── Input records

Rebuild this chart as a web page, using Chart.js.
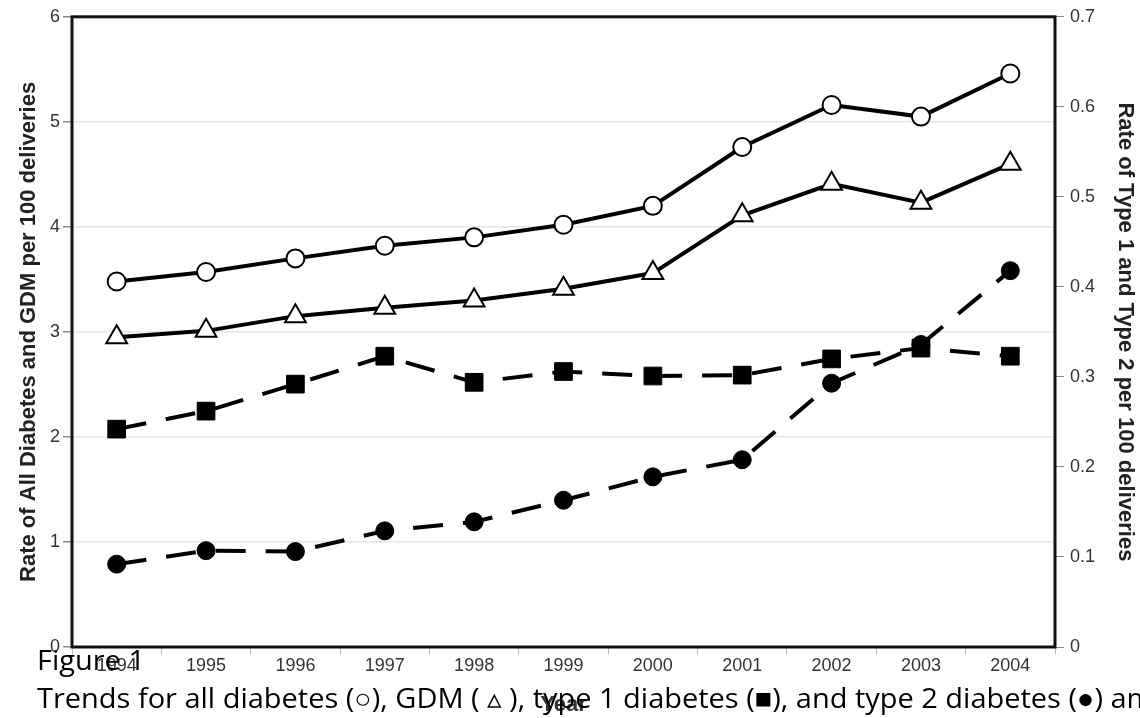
<!DOCTYPE html>
<html>
<head>
<meta charset="utf-8">
<script src="https://cdn.jsdelivr.net/npm/chart.js@4.4.1/dist/chart.umd.min.js"></script>
<style>
  html, body { margin: 0; padding: 0; background: #fff; }
  #wrap { position: relative; width: 1140px; height: 718px; overflow: hidden; }
  canvas { position: absolute; left: 0; top: 0; }
  .cap { position: absolute; left: 37px; font-family: "Open Sans", sans-serif; font-size: 28px; line-height: 28px; color: #000; white-space: nowrap; transform-origin: 0 0; }
</style>
</head>
<body>
<div id="wrap">
  <canvas id="c" width="1140" height="718"></canvas>
  <div class="cap" id="cap1" style="top:645px;">Figure 1</div>
  <div class="cap" id="cap2" style="top:683px;"><span id="capA">Trends for all diabetes (○), GDM ( ▵ ), type 1 diabetes (■), and type 2 diabetes (●)</span> among</div>
</div>
<script>
const years = ['1994','1995','1996','1997','1998','1999','2000','2001','2002','2003','2004'];
const allDiabetes = [3.48, 3.57, 3.70, 3.82, 3.90, 4.02, 4.20, 4.76, 5.16, 5.05, 5.46];
const gdm = [2.95, 3.01, 3.15, 3.23, 3.30, 3.41, 3.56, 4.11, 4.41, 4.23, 4.60];
const type1 = [0.242, 0.262, 0.292, 0.323, 0.294, 0.306, 0.301, 0.302, 0.320, 0.332, 0.323];
const type2 = [0.092, 0.107, 0.106, 0.129, 0.139, 0.163, 0.189, 0.208, 0.293, 0.336, 0.418];
const leftTitle = 'Rate of All Diabetes and GDM per 100 deliveries';
const rightTitle = 'Rate of Type 1 and Type 2 per 100 deliveries';
const xTitle = 'Year';

// fit caption width (Calibri-like narrow text)
function fitCaption() {
  const c1 = document.getElementById('cap1'), c2 = document.getElementById('cap2');
  c1.style.transform = ''; c2.style.transform = '';
  const w = document.getElementById('capA').getBoundingClientRect().width;
  const s = 1066 / w;
  c1.style.transform = 'scaleX(' + s + ')';
  c2.style.transform = 'scaleX(' + s + ')';
}
fitCaption();
if (document.fonts && document.fonts.load) {
  document.fonts.load('28px "Open Sans"').then(fitCaption);
}

const frame = {
  id: 'frame',
  afterDatasetsDraw(chart) {
    const {ctx, chartArea: a} = chart;
    ctx.save();
    ctx.strokeStyle = '#111';
    ctx.lineWidth = 3;
    ctx.strokeRect(a.left, a.top, a.right - a.left, a.bottom - a.top);
    ctx.restore();
  }
};

const tickFont = { family: 'Liberation Sans, Arial, sans-serif', size: 18 };
const titleFont = { family: 'Liberation Sans, Arial, sans-serif', size: 22, weight: 'bold' };

new Chart(document.getElementById('c'), {
  type: 'line',
  data: {
    labels: years,
    datasets: [
      { label: 'All diabetes', data: allDiabetes, yAxisID: 'y', borderColor: '#000', borderWidth: 4,
        pointStyle: 'circle', pointRadius: 9, pointBackgroundColor: '#fff', pointBorderColor: '#000', pointBorderWidth: 2 },
      { label: 'GDM', data: gdm, yAxisID: 'y', borderColor: '#000', borderWidth: 4,
        pointStyle: 'triangle', pointRadius: 12, pointBackgroundColor: '#fff', pointBorderColor: '#000', pointBorderWidth: 2 },
      { label: 'Type 1', data: type1, yAxisID: 'y1', borderColor: '#000', borderWidth: 4, borderDash: [30, 20],
        pointStyle: 'rect', pointRadius: 12.5, pointBackgroundColor: '#000', pointBorderColor: '#000', pointBorderWidth: 1 },
      { label: 'Type 2', data: type2, yAxisID: 'y1', borderColor: '#000', borderWidth: 4, borderDash: [30, 20],
        pointStyle: 'circle', pointRadius: 9, pointBackgroundColor: '#000', pointBorderColor: '#000', pointBorderWidth: 1 }
    ]
  },
  options: {
    responsive: false,
    animation: false,
    layout: { padding: { top: 16, left: 0, right: 0, bottom: 0 } },
    plugins: { legend: { display: false }, tooltip: { enabled: false } },
    elements: { line: { tension: 0 } },
    scales: {
      x: {
        type: 'category', offset: true,
        grid: { display: true, drawOnChartArea: false, offset: true, tickLength: 7, tickColor: '#bbb' },
        border: { display: false },
        ticks: { font: tickFont, color: '#333', padding: 1, maxRotation: 0 },
        title: { display: true, text: xTitle, font: titleFont, color: '#333', padding: 0 },
        afterFit(s) { s.height = 71; }
      },
      y: {
        position: 'left', min: 0, max: 6,
        grid: { color: '#e6e6e6', lineWidth: 1.5, tickColor: '#888', tickLength: 9 },
        border: { display: false },
        ticks: { stepSize: 1, font: tickFont, color: '#333', padding: 3 },
        title: { display: true, text: leftTitle, font: titleFont, color: '#222', padding: { top: 16, bottom: 0 } },
        afterFit(s) { s.width = 72; }
      },
      y1: {
        position: 'right', min: 0, max: 0.7,
        grid: { drawOnChartArea: false, tickColor: '#888', tickLength: 9 },
        border: { display: false },
        ticks: { stepSize: 0.1, font: tickFont, color: '#333', padding: 6,
          callback: (v) => (Math.abs(v) < 1e-9 ? '0' : v.toFixed(1)) },
        title: { display: true, text: rightTitle, font: titleFont, color: '#222', padding: { top: 2, bottom: 0 } },
        afterFit(s) { s.width = 85; }
      }
    }
  },
  plugins: [frame]
});
</script>
</body>
</html>
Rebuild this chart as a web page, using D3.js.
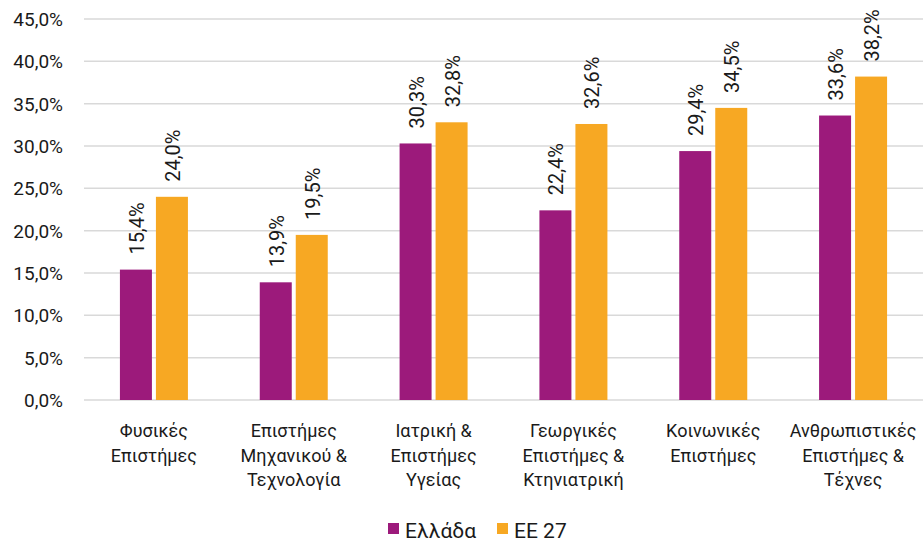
<!DOCTYPE html>
<html>
<head>
<meta charset="utf-8">
<script src="https://cdn.jsdelivr.net/npm/d3@7"></script>
<style>
  body { margin: 0; background: #fff; }
  text { font-family: Roboto, "DejaVu Sans", sans-serif; fill: #1a1a1a; }
</style>
</head>
<body>
<svg class="chart" width="923" height="543"></svg>
<script>
const categories = [
    ['Φυσικές', 'Επιστήμες'],
    ['Επιστήμες', 'Μηχανικού &', 'Τεχνολογία'],
    ['Ιατρική &', 'Επιστήμες', 'Υγείας'],
    ['Γεωργικές', 'Επιστήμες &', 'Κτηνιατρική'],
    ['Κοινωνικές', 'Επιστήμες'],
    ['Ανθρωπιστικές', 'Επιστήμες &', 'Τέχνες'],
]
const greece = [15.4, 13.9, 30.3, 22.4, 29.4, 33.6]
const eu27 = [24.0, 19.5, 32.8, 32.6, 34.5, 38.2]
const seriesNames = ['Ελλάδα', 'ΕΕ 27']
const colors = ['#9c1a7b', '#f7a823']
const yTicks = [0, 5, 10, 15, 20, 25, 30, 35, 40, 45]

let svg = d3.select("svg.chart")
let margin = {left: 84, right: 0, top: 19, bottom: 143}
let width = +svg.attr("width")
let height = +svg.attr("height")

let fmt = v => v.toFixed(1).replace('.', ',') + '%'

let x = d3.scaleBand()
    .domain(d3.range(categories.length))
    .range([margin.left, width - margin.right])

let y = d3.scaleLinear()
    .domain([0, 45])
    .range([height - margin.bottom, margin.top])

// grid
svg.append("g")
  .selectAll("line")
  .data(yTicks)
  .enter().append("line")
    .attr("x1", margin.left)
    .attr("x2", width - margin.right)
    .attr("y1", d => y(d))
    .attr("y2", d => y(d))
    .attr("stroke", "#d9d9d9")
    .attr("stroke-width", 1.5)

svg.append("g")
  .selectAll("text")
  .data(yTicks)
  .enter().append("text")
    .attr("x", 63)
    .attr("y", d => y(d))
    .attr("dy", "0.36em")
    .attr("text-anchor", "end")
    .style("font-size", "19px")
    .text(d => fmt(d))

let barW = 32, gap = 4
let series = [greece, eu27]

series.forEach((vals, s) => {
  let bx = i => x(i) + x.bandwidth() / 2 + (s === 0 ? -gap / 2 - barW : gap / 2)
  let g = svg.append("g")
  g.selectAll("rect")
    .data(vals)
    .enter().append("rect")
      .attr("x", (d, i) => bx(i))
      .attr("y", d => y(d))
      .attr("width", barW)
      .attr("height", d => y(0) - y(d))
      .attr("fill", colors[s])
  g.selectAll("text")
    .data(vals)
    .enter().append("text")
      .attr("transform", (d, i) => `translate(${bx(i) + barW / 2 + 8}, ${y(d) - 15}) rotate(-90)`)
      .style("font-size", "20px")
      .text(d => fmt(d))
})

// category labels
let cat = svg.append("g")
  .selectAll("text")
  .data(categories)
  .enter().append("text")
    .attr("x", (d, i) => x(i) + x.bandwidth() / 2)
    .attr("y", 437)
    .attr("text-anchor", "middle")
    .style("font-size", "18px")

cat.selectAll("tspan")
  .data(d => d)
  .enter().append("tspan")
    .attr("x", function() { return this.parentNode.getAttribute("x") })
    .attr("dy", (d, i) => i === 0 ? 0 : 24.5)
    .text(d => d)

// legend
let legendX = [388, 497]
let legend = svg.append("g")
  .selectAll("g")
  .data(seriesNames)
  .enter().append("g")
    .attr("transform", (d, i) => `translate(${legendX[i]}, 523)`)
legend.append("rect")
    .attr("width", 11)
    .attr("height", 11)
    .attr("fill", (d, i) => colors[i])
legend.append("text")
    .attr("x", 17)
    .attr("y", 14.5)
    .style("font-size", "21px")
    .text(d => d)
</script>
</body>
</html>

────

What you should do: Beginning at the line above that contains "Rebuild this chart as a web page, using D3.js.", repeat each line exactly through the one that contains "let series = [greece, eu27]", and leave out the pictures.

Answer to this problem:
Rebuild this chart as a web page, using D3.js.
<!DOCTYPE html>
<html>
<head>
<meta charset="utf-8">
<script src="https://cdn.jsdelivr.net/npm/d3@7"></script>
<style>
  body { margin: 0; background: #fff; }
  text { font-family: Roboto, "DejaVu Sans", sans-serif; fill: #1a1a1a; }
</style>
</head>
<body>
<svg class="chart" width="923" height="543"></svg>
<script>
const categories = [
    ['Φυσικές', 'Επιστήμες'],
    ['Επιστήμες', 'Μηχανικού &', 'Τεχνολογία'],
    ['Ιατρική &', 'Επιστήμες', 'Υγείας'],
    ['Γεωργικές', 'Επιστήμες &', 'Κτηνιατρική'],
    ['Κοινωνικές', 'Επιστήμες'],
    ['Ανθρωπιστικές', 'Επιστήμες &', 'Τέχνες'],
]
const greece = [15.4, 13.9, 30.3, 22.4, 29.4, 33.6]
const eu27 = [24.0, 19.5, 32.8, 32.6, 34.5, 38.2]
const seriesNames = ['Ελλάδα', 'ΕΕ 27']
const colors = ['#9c1a7b', '#f7a823']
const yTicks = [0, 5, 10, 15, 20, 25, 30, 35, 40, 45]

let svg = d3.select("svg.chart")
let margin = {left: 84, right: 0, top: 19, bottom: 143}
let width = +svg.attr("width")
let height = +svg.attr("height")

let fmt = v => v.toFixed(1).replace('.', ',') + '%'

let x = d3.scaleBand()
    .domain(d3.range(categories.length))
    .range([margin.left, width - margin.right])

let y = d3.scaleLinear()
    .domain([0, 45])
    .range([height - margin.bottom, margin.top])

// grid
svg.append("g")
  .selectAll("line")
  .data(yTicks)
  .enter().append("line")
    .attr("x1", margin.left)
    .attr("x2", width - margin.right)
    .attr("y1", d => y(d))
    .attr("y2", d => y(d))
    .attr("stroke", "#d9d9d9")
    .attr("stroke-width", 1.5)

svg.append("g")
  .selectAll("text")
  .data(yTicks)
  .enter().append("text")
    .attr("x", 63)
    .attr("y", d => y(d))
    .attr("dy", "0.36em")
    .attr("text-anchor", "end")
    .style("font-size", "19px")
    .text(d => fmt(d))

let barW = 32, gap = 4
let series = [greece, eu27]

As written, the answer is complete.